The second infusion brewed a slightly different shade, but not really much darker than the first steep. This applies to the session as a whole as the tea never really brewed much darker than this, which isn’t dark at all. The liquor was super clear. While the texture had gotten even lighter than before, I was actually getting some bitterness now. The flavor profile was generally darker than before, but no particular flavors besides bitter really popped out at me. At this point I was already noticing some cooling going on in my airways. The tea became extra bitter once it cooled down.
Steep number three wasn’t thick, but it had a sort of slimy texture, if you know what I mean. The taste was that of dry wood. The tea was quite drying in fact, especially at the back of the mouth. The cooling was only amped up, which in turn really emphasized the dryness. The bitterness was still there, but in a very minor role. At this point I happened to get a whiff of the empty cha hai and the aroma was absolutely wonderful. Definitely pay attention to the aroma of this tea.
By steep four the color seemed to already be fading, but despite appearances the body had now improved. On the flavor front you got the slightest hint of sweetness which then turned into much stronger bitterness which then also went away. My favorite steep was steep number five. At first I had difficulty trying to come up with a way to describe it, but then I happened to smell the tea in the cup and it kind of reminded me of medicine. After tasting the tea again, I arrived at the conclusion that describing the taste as medicinal might actually be apt.
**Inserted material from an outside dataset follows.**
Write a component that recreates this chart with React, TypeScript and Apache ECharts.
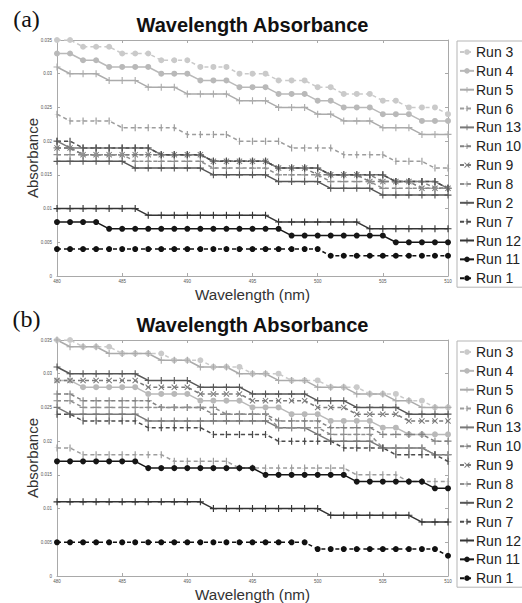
import React, { useEffect, useRef } from "react";
import * as echarts from "echarts";

const wavelengths = [480, 481, 482, 483, 484, 485, 486, 487, 488, 489, 490, 491, 492, 493, 494, 495, 496, 497, 498, 499, 500, 501, 502, 503, 504, 505, 506, 507, 508, 509, 510];

const runNames = ["Run 3", "Run 4", "Run 5", "Run 6", "Run 13", "Run 10", "Run 9", "Run 8", "Run 2", "Run 7", "Run 12", "Run 11", "Run 1"];

// ---------- Panel (a) ----------
const a_run3 = [0.035,0.035,0.034,0.034,0.034,0.033,0.033,0.033,0.032,0.032,0.032,0.031,0.031,0.031,0.030,0.030,0.030,0.029,0.029,0.029,0.028,0.028,0.027,0.027,0.027,0.026,0.026,0.025,0.025,0.025,0.024];
const a_run4 = [0.033,0.033,0.032,0.032,0.031,0.031,0.031,0.031,0.030,0.030,0.030,0.029,0.029,0.029,0.028,0.028,0.028,0.027,0.027,0.027,0.026,0.026,0.025,0.025,0.025,0.024,0.024,0.024,0.023,0.023,0.023];
const a_run5 = [0.031,0.030,0.030,0.030,0.029,0.029,0.029,0.028,0.028,0.028,0.027,0.027,0.027,0.027,0.026,0.026,0.026,0.025,0.025,0.025,0.024,0.024,0.023,0.023,0.023,0.022,0.022,0.022,0.021,0.021,0.021];
const a_run6 = [0.024,0.023,0.023,0.023,0.023,0.022,0.022,0.022,0.022,0.022,0.021,0.021,0.021,0.021,0.020,0.020,0.020,0.020,0.019,0.019,0.019,0.019,0.018,0.018,0.018,0.018,0.017,0.017,0.017,0.016,0.016];
const a_run13 = [0.020,0.019,0.019,0.019,0.019,0.019,0.019,0.019,0.018,0.018,0.018,0.018,0.017,0.017,0.017,0.017,0.017,0.016,0.016,0.016,0.016,0.015,0.015,0.015,0.015,0.015,0.014,0.014,0.014,0.014,0.013];
const a_run10 = [0.019,0.019,0.018,0.018,0.018,0.018,0.018,0.018,0.018,0.018,0.018,0.018,0.017,0.017,0.017,0.017,0.017,0.016,0.016,0.016,0.016,0.015,0.015,0.015,0.015,0.014,0.014,0.014,0.014,0.013,0.013];
const a_run9 = [0.019,0.019,0.018,0.018,0.018,0.018,0.018,0.018,0.018,0.018,0.018,0.018,0.017,0.017,0.017,0.017,0.017,0.016,0.016,0.016,0.015,0.015,0.015,0.015,0.014,0.014,0.014,0.014,0.013,0.013,0.013];
const a_run8 = [0.018,0.018,0.018,0.018,0.018,0.018,0.017,0.017,0.017,0.017,0.017,0.017,0.016,0.016,0.016,0.016,0.016,0.015,0.015,0.015,0.015,0.014,0.014,0.014,0.014,0.013,0.013,0.013,0.013,0.013,0.013];
const a_run2 = [0.017,0.017,0.017,0.017,0.017,0.017,0.016,0.016,0.016,0.016,0.016,0.016,0.015,0.015,0.015,0.015,0.015,0.014,0.014,0.014,0.014,0.013,0.013,0.013,0.013,0.012,0.012,0.012,0.012,0.012,0.012];
const a_run7 = [0.020,0.020,0.019,0.019,0.019,0.019,0.019,0.019,0.018,0.018,0.018,0.018,0.017,0.017,0.017,0.017,0.017,0.016,0.016,0.016,0.016,0.015,0.015,0.015,0.015,0.015,0.014,0.014,0.014,0.014,0.013];
const a_run12 = [0.010,0.010,0.010,0.010,0.010,0.010,0.010,0.009,0.009,0.009,0.009,0.009,0.009,0.009,0.009,0.009,0.009,0.008,0.008,0.008,0.008,0.008,0.008,0.008,0.007,0.007,0.007,0.007,0.007,0.007,0.007];
const a_run11 = [0.008,0.008,0.008,0.008,0.007,0.007,0.007,0.007,0.007,0.007,0.007,0.007,0.007,0.007,0.007,0.007,0.007,0.007,0.006,0.006,0.006,0.006,0.006,0.006,0.006,0.006,0.005,0.005,0.005,0.005,0.005];
const a_run1 = [0.004,0.004,0.004,0.004,0.004,0.004,0.004,0.004,0.004,0.004,0.004,0.004,0.004,0.004,0.004,0.004,0.004,0.004,0.004,0.004,0.004,0.003,0.003,0.003,0.003,0.003,0.003,0.003,0.003,0.003,0.003];

// ---------- Panel (b) ----------
const b_run3 = [0.035,0.035,0.034,0.034,0.034,0.033,0.033,0.033,0.033,0.032,0.032,0.032,0.031,0.031,0.031,0.030,0.030,0.030,0.029,0.029,0.029,0.028,0.028,0.028,0.027,0.027,0.027,0.026,0.026,0.025,0.025];
const b_run4 = [0.029,0.029,0.028,0.028,0.028,0.028,0.028,0.027,0.027,0.027,0.027,0.026,0.026,0.026,0.026,0.025,0.025,0.025,0.024,0.024,0.024,0.023,0.023,0.023,0.023,0.022,0.022,0.021,0.021,0.021,0.021];
const b_run5 = [0.035,0.034,0.034,0.034,0.033,0.033,0.033,0.033,0.032,0.032,0.032,0.031,0.031,0.031,0.030,0.030,0.030,0.029,0.029,0.029,0.028,0.028,0.028,0.027,0.027,0.027,0.026,0.026,0.025,0.025,0.025];
const b_run6 = [0.019,0.019,0.018,0.018,0.018,0.018,0.018,0.018,0.018,0.017,0.017,0.017,0.017,0.017,0.016,0.016,0.016,0.016,0.016,0.016,0.016,0.016,0.016,0.015,0.015,0.015,0.015,0.014,0.014,0.014,0.014];
const b_run13 = [0.025,0.024,0.024,0.024,0.024,0.024,0.024,0.023,0.023,0.023,0.023,0.023,0.023,0.023,0.023,0.023,0.023,0.022,0.022,0.022,0.021,0.020,0.020,0.020,0.020,0.019,0.019,0.019,0.019,0.018,0.018];
const b_run10 = [0.027,0.027,0.026,0.026,0.026,0.026,0.026,0.026,0.025,0.025,0.025,0.025,0.024,0.024,0.024,0.024,0.024,0.023,0.023,0.023,0.023,0.022,0.022,0.022,0.022,0.021,0.021,0.021,0.021,0.020,0.020];
const b_run9 = [0.029,0.029,0.029,0.029,0.029,0.029,0.029,0.028,0.028,0.028,0.028,0.027,0.027,0.027,0.027,0.026,0.026,0.026,0.026,0.026,0.025,0.025,0.025,0.024,0.024,0.024,0.024,0.023,0.023,0.023,0.023];
const b_run8 = [0.026,0.026,0.025,0.025,0.025,0.025,0.025,0.025,0.025,0.025,0.025,0.025,0.025,0.024,0.024,0.024,0.024,0.022,0.022,0.022,0.022,0.021,0.021,0.021,0.021,0.019,0.019,0.019,0.019,0.018,0.018];
const b_run2 = [0.031,0.030,0.030,0.030,0.030,0.030,0.030,0.029,0.029,0.029,0.029,0.028,0.028,0.028,0.028,0.027,0.027,0.027,0.027,0.027,0.026,0.026,0.026,0.025,0.025,0.025,0.025,0.024,0.024,0.024,0.024];
const b_run7 = [0.024,0.024,0.023,0.023,0.023,0.023,0.023,0.022,0.022,0.022,0.022,0.022,0.021,0.021,0.021,0.021,0.021,0.020,0.020,0.020,0.020,0.020,0.019,0.019,0.019,0.019,0.018,0.018,0.018,0.018,0.017];
const b_run12 = [0.011,0.011,0.011,0.011,0.011,0.011,0.011,0.011,0.011,0.011,0.011,0.011,0.010,0.010,0.010,0.010,0.010,0.010,0.010,0.010,0.010,0.009,0.009,0.009,0.009,0.009,0.009,0.009,0.008,0.008,0.008];
const b_run11 = [0.017,0.017,0.017,0.017,0.017,0.017,0.017,0.016,0.016,0.016,0.016,0.016,0.016,0.016,0.016,0.016,0.015,0.015,0.015,0.015,0.015,0.015,0.015,0.014,0.014,0.014,0.014,0.014,0.014,0.013,0.013];
const b_run1 = [0.005,0.005,0.005,0.005,0.005,0.005,0.005,0.005,0.005,0.005,0.005,0.005,0.005,0.005,0.005,0.005,0.005,0.005,0.005,0.005,0.004,0.004,0.004,0.004,0.004,0.004,0.004,0.004,0.004,0.004,0.003];

const panelA: Record<string, number[]> = {
  "Run 3": a_run3, "Run 4": a_run4, "Run 5": a_run5, "Run 6": a_run6, "Run 13": a_run13,
  "Run 10": a_run10, "Run 9": a_run9, "Run 8": a_run8, "Run 2": a_run2, "Run 7": a_run7,
  "Run 12": a_run12, "Run 11": a_run11, "Run 1": a_run1,
};
const panelB: Record<string, number[]> = {
  "Run 3": b_run3, "Run 4": b_run4, "Run 5": b_run5, "Run 6": b_run6, "Run 13": b_run13,
  "Run 10": b_run10, "Run 9": b_run9, "Run 8": b_run8, "Run 2": b_run2, "Run 7": b_run7,
  "Run 12": b_run12, "Run 11": b_run11, "Run 1": b_run1,
};

const PLUS = "path://M0,4.2L10,4.2L10,5.8L0,5.8Z M4.2,0L5.8,0L5.8,10L4.2,10Z";
const XMARK = "path://M0,1.2L1.2,0L5,3.8L8.8,0L10,1.2L6.2,5L10,8.8L8.8,10L5,6.2L1.2,10L0,8.8L3.8,5Z";
// vertical tick with a hair-thin horizontal arm (keeps a square bounding box)
const TICK = "path://M0,4.75L10,4.75L10,5.25L0,5.25Z M3.8,0L6.2,0L6.2,10L3.8,10Z";

type Sty = { color: string; dashed: boolean; mark: "circle" | "plus" | "x" | "bar" };
const runStyles: Record<string, Sty> = {
  "Run 3": { color: "#cacaca", dashed: true, mark: "circle" },
  "Run 4": { color: "#b9b9b9", dashed: false, mark: "circle" },
  "Run 5": { color: "#ababab", dashed: false, mark: "plus" },
  "Run 6": { color: "#9d9d9d", dashed: true, mark: "bar" },
  "Run 13": { color: "#787878", dashed: false, mark: "plus" },
  "Run 10": { color: "#828282", dashed: true, mark: "plus" },
  "Run 9": { color: "#7a7a7a", dashed: true, mark: "x" },
  "Run 8": { color: "#8f8f8f", dashed: true, mark: "plus" },
  "Run 2": { color: "#575757", dashed: false, mark: "plus" },
  "Run 7": { color: "#4b4b4b", dashed: true, mark: "bar" },
  "Run 12": { color: "#343434", dashed: false, mark: "plus" },
  "Run 11": { color: "#161616", dashed: false, mark: "circle" },
  "Run 1": { color: "#111111", dashed: true, mark: "circle" },
};

function symbolFor(m: Sty["mark"]): { symbol: string; symbolSize: number | number[] } {
  if (m === "circle") return { symbol: "circle", symbolSize: 6 };
  if (m === "plus") return { symbol: PLUS, symbolSize: 7 };
  if (m === "x") return { symbol: XMARK, symbolSize: 6 };
  return { symbol: TICK, symbolSize: [5, 7] };
}

const FONT = "'Liberation Sans', Arial, Helvetica, sans-serif";
const FRAME = "#a9a9a9";

function buildSeries(panel: Record<string, number[]>, axisIndex: number) {
  return runNames.map((name) => {
    const st = runStyles[name];
    const sym = symbolFor(st.mark);
    return {
      type: "line",
      name,
      xAxisIndex: axisIndex,
      yAxisIndex: axisIndex,
      data: wavelengths.map((w, i) => [w, panel[name][i]]),
      symbol: sym.symbol,
      symbolSize: sym.symbolSize,
      showSymbol: true,
      showAllSymbol: true,
      lineStyle: { color: st.color, width: 1.5, type: st.dashed ? [4, 3] : "solid" },
      itemStyle: { color: st.color, borderWidth: 0 },
      emphasis: { disabled: true },
      silent: true,
    };
  });
}

function xAxisPair(gridIndex: number) {
  const common = {
    type: "value",
    gridIndex,
    min: 480,
    max: 510,
    interval: 5,
    axisLine: { show: true, onZero: false, lineStyle: { color: FRAME, width: 1 } },
    axisTick: { show: true, inside: true, length: 3, lineStyle: { color: FRAME } },
    splitLine: { show: false },
  };
  return [
    { ...common, position: "bottom", axisLabel: { show: true, fontSize: 4.5, color: "#555", margin: 3, fontFamily: FONT } },
    { ...common, position: "top", axisLabel: { show: false } },
  ];
}

function yAxisPair(gridIndex: number) {
  const common = {
    type: "value",
    gridIndex,
    min: 0,
    max: 0.035,
    interval: 0.005,
    axisLine: { show: true, onZero: false, lineStyle: { color: FRAME, width: 1 } },
    axisTick: { show: true, inside: true, length: 3, lineStyle: { color: FRAME } },
    splitLine: { show: false },
  };
  return [
    {
      ...common,
      position: "left",
      axisLabel: {
        show: true, fontSize: 4.5, color: "#555", margin: 5, fontFamily: FONT,
        formatter: (v: number) => (v === 0 ? "0" : String(parseFloat(v.toFixed(3)))),
      },
    },
    { ...common, position: "right", axisLabel: { show: false } },
  ];
}

function legendAt(top: number) {
  return {
    orient: "vertical",
    left: 457,
    top,
    data: runNames,
    itemWidth: 14,
    itemHeight: 7,
    itemGap: 4.85,
    padding: [4, 40, 2, 2],
    borderColor: "#b5b5b5",
    borderWidth: 1,
    selectedMode: false,
    symbolKeepAspect: true,
    textStyle: { fontSize: 14, lineHeight: 14, color: "#222", fontFamily: FONT, padding: [0, 0, 0, -3] },
  };
}

function panelTexts(dy: number, label: string) {
  return [
    {
      type: "text", x: 26.5, y: 18.5 + dy,
      style: { text: label, fontSize: 24, fontFamily: "'Liberation Serif', 'Times New Roman', serif", fill: "#111", align: "center", verticalAlign: "middle" },
    },
    {
      type: "text", x: 252.5, y: 24.8 + dy,
      style: { text: "Wavelength Absorbance", fontSize: 20, fontWeight: "bold", fontFamily: FONT, fill: "#111", align: "center", verticalAlign: "middle" },
    },
    {
      type: "text", x: 32.5, y: 158 + dy, rotation: Math.PI / 2,
      style: { text: "Absorbance", fontSize: 15, fontFamily: FONT, fill: "#333", align: "center", verticalAlign: "middle" },
    },
    {
      type: "text", x: 252.5, y: 294.5 + dy,
      style: { text: "Wavelength (nm)", fontSize: 15.2, fontFamily: FONT, fill: "#333", align: "center", verticalAlign: "middle" },
    },
  ];
}

export default function App() {
  const ref = useRef<HTMLDivElement>(null);
  useEffect(() => {
    if (!ref.current) return;
    const chart = echarts.init(ref.current, undefined, { renderer: "svg" });
    const option = {
      animation: false,
      backgroundColor: "#ffffff",
      textStyle: { fontFamily: FONT },
      grid: [
        { left: 57, top: 40, width: 391, height: 236, show: false },
        { left: 57, top: 340, width: 391, height: 236, show: false },
      ],
      xAxis: [...xAxisPair(0), ...xAxisPair(1)],
      yAxis: [...yAxisPair(0), ...yAxisPair(1)],
      legend: [legendAt(41), legendAt(341)],
      graphic: [...panelTexts(0, "(a)"), ...panelTexts(300, "(b)")],
      series: [...buildSeries(panelA, 0), ...buildSeries(panelB, 2)],
    };
    chart.setOption(option as any);
    return () => chart.dispose();
  }, []);
  return <div ref={ref} style={{ position: "absolute", left: 0, top: 0, width: 522, height: 603, overflow: "hidden" }} />;
}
I have heard others describe some teas as medicinal, but before this I’ve never tasted anything I’d personally label as such. I really, really liked this steep.
The sixth steeping brewed strong and bitter with more of the prior dry wood taste. At this point I felt some slight burning sensation in my throat, but I don’t know if that’s solely the tea or if my throat is becoming a bit sore. Steep seven was the last one I did. By this point the color was very light and the flavor reflected this. The tea had become very basic with some sweet and woody notes to it. The leaves could have probably carried on with extended steeping times, but I decided to call it there as I expected the steepings to only deteriorate from this point onward.
For such a budget tea, I quite enjoyed this tea. 10¢/g is typically the bare minimum I pay for ripe pu’er, but I must say I’ve never really been particularly impressed by any tea at this price point. While this tea might lack the richness and body of some younger similarly priced teas, what you are getting is a very clean tea that offers amazing value for the money. I don’t think I’ve ever really found any of the aged ripes I’ve tried in the past worth it, as the age has typically come at a substantial premium, but in this case you get an ultra clean tea that costs the same as a freshly pressed shu. Granted, some modern boutique pressings that cost about the same may have the potential to surpass this tea years down the line, but for my personal taste for immediate consumption I prefer this tea to most affordable ripes I’ve tried. That being said, ultimately I’d categorize Red Star as a daily drinker and while this is a tea that’s fun for me to session once or twice, it is not something I’d be looking to purchase. I’m not really a person who drinks the same tea more than once every few months or so, so daily drinkers aren’t really something I’m looking for. That being said, shu pu’er as a category is probably closest to a daily drinker for me as it’s generally the most casual type of tea for me.
I honestly didn’t expect much from this tea as I’m generally really picky about ripe pu’er and tend to prefer only the really premium productions and teas from certain areas. While Red Star does have its shortcomings, I found it to be excellent value at just under 10¢/g and something I can recommend to someone looking for a clean, affordable daily drinker that you can also pay attention to if you so choose.